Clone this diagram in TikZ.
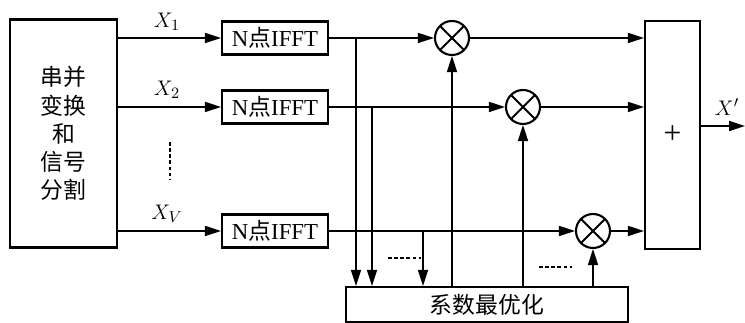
\documentclass[tikz,border=0pt]{standalone}
\usepackage{fontspec}
\setmainfont{Liberation Serif}
\newfontfamily\cjk{Noto Sans CJK SC}
\usetikzlibrary{arrows.meta, positioning, calc}

\begin{document}
\begin{tikzpicture}[
    x=0.02cm, y=-0.02cm,
    font=\fontsize{13}{16}\selectfont,
    block/.style={rectangle, draw, line width=1.2pt, inner sep=2pt, align=center},
    mult/.style={circle, draw, line width=1.2pt, minimum size=0.68cm, inner sep=0pt,
        path picture={\draw[line width=1.2pt] (path picture bounding box.north west) -- (path picture bounding box.south east);
                      \draw[line width=1.2pt] (path picture bounding box.north east) -- (path picture bounding box.south west);}},
    arrow/.style={-{Triangle[length=0.32cm, width=0.2cm]}, line width=1pt},
    line/.style={line width=1pt}
]
\useasboundingbox (0,0) rectangle (745,323);

% Nodes
\node[block, minimum width=2.14cm, minimum height=4.56cm] (split) at (63.5,133.5) {\cjk 串并\\\cjk 变换\\\cjk 和\\\cjk 信号\\\cjk 分割};
\node[block, minimum width=2.12cm, minimum height=0.66cm] (fft1) at (275,38) {N{\cjk 点}IFFT};
\node[block, minimum width=2.12cm, minimum height=0.66cm] (fft2) at (275,107) {N{\cjk 点}IFFT};
\node[block, minimum width=2.12cm, minimum height=0.66cm] (fftv) at (275,231) {N{\cjk 点}IFFT};
\node[mult] (m1) at (452,38) {};
\node[mult] (m2) at (523,107) {};
\node[mult] (mv) at (593,231) {};
\node[block, minimum width=1.1cm, minimum height=4.56cm, font=\fontsize{18}{20}\selectfont] (sum) at (672.5,135) {+};
\node[block, minimum width=5.64cm, minimum height=0.7cm] (opt) at (487,304.5) {\cjk 系数最优化};

\coordinate (t1) at (356,38);
\coordinate (t2) at (372,107);
\coordinate (tv) at (423,231);
\coordinate (out) at (745,126);

% Labels
\node (lx1) at (167,22) {$X_1$};
\node (lx2) at (167,90) {$X_2$};
\node (lxv) at (167,214) {$X_V$};
\node (lxo) at (727,107) {$X'$};

% Arrows
\draw[arrow] (split.east |- fft1) -- (fft1);
\draw[arrow] (split.east |- fft2) -- (fft2);
\draw[arrow] (split.east |- fftv) -- (fftv);
\draw[arrow] (fft1) -- (m1);
\draw[arrow] (fft2) -- (m2);
\draw[arrow] (fftv) -- (mv);
\draw[arrow] (m1) -- (sum.west |- m1);
\draw[arrow] (m2) -- (sum.west |- m2);
\draw[arrow] (mv) -- (sum.west |- mv);
\draw[arrow] (t1) -- (opt.north -| t1);
\draw[arrow] (t2) -- (opt.north -| t2);
\draw[arrow] (tv) -- (opt.north -| tv);
\draw[arrow] (opt.north -| m1) -- (m1);
\draw[arrow] (opt.north -| m2) -- (m2);
\draw[arrow] (opt.north -| mv) -- (mv);
\draw[arrow] (sum.east |- out) -- (out);

% Dots
\draw[line, dashed, dash pattern=on 2pt off 1.5pt] (170,142) -- (170,180);
\draw[line, dashed, dash pattern=on 2pt off 1.5pt] (388,258) -- (421,258);
\draw[line, dashed, dash pattern=on 2pt off 1.5pt] (539,267) -- (572,267);

\end{tikzpicture}
\end{document}
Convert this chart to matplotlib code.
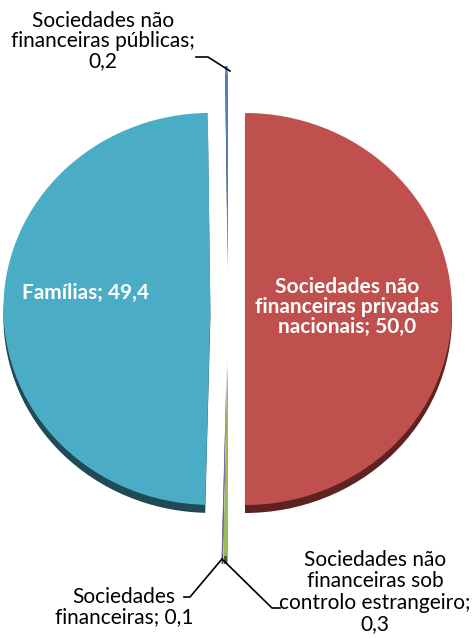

——

Go through the records above and copy every line with the word "this".

Clone this diagram in TikZ.
Convert this chart to matplotlib code.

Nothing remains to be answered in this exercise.